Abstract:  We propose and analyze batch greedy heuristics for cardinality constrained maximization of non-submodular non-decreasing set functions. Our theoretical guarantees are characterized by the combination of submodularity and supermodularity ratios. We argue how these parameters define tight modular bounds based on incremental gains, and provide a novel reinterpretation of the classical greedy algorithm using the minorize–maximize (MM) principle. Based on that analogy, we propose a new class of methods exploiting any plausible modular bound. In the context of optimal experimental design for linear Bayesian inverse problems, we bound the submodularity and supermodularity ratios when the underlying objective is based on mutual information. We also provide a novel modular bound for the mutual information in this setting, and describe certain connections to polyhedral combinatorics. We demonstrate our theoretical findings on synthetic problems and on a real-world climate monitoring example.

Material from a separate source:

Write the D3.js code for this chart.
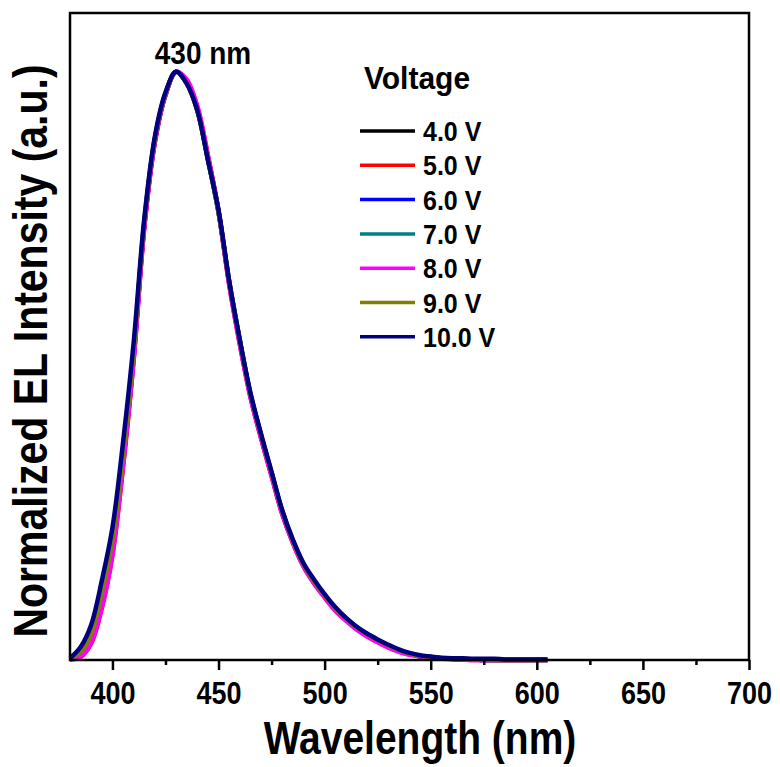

Bio:  Jayanth Jagalur-Mohan is a Research Scientist at MIT affiliated to the Department of Aeronautics and Astronautics. His work and interests are broadly in Experimental Design, Reduced-ordered models, Uncertainty quantification and Bayesian Inference. He obtained an M.S. and Ph.D. from Rensselaer Polytechnic Institute, where his doctoral research focussed on variational multiscale methods, and fast-iterative solvers in distributed computing environments.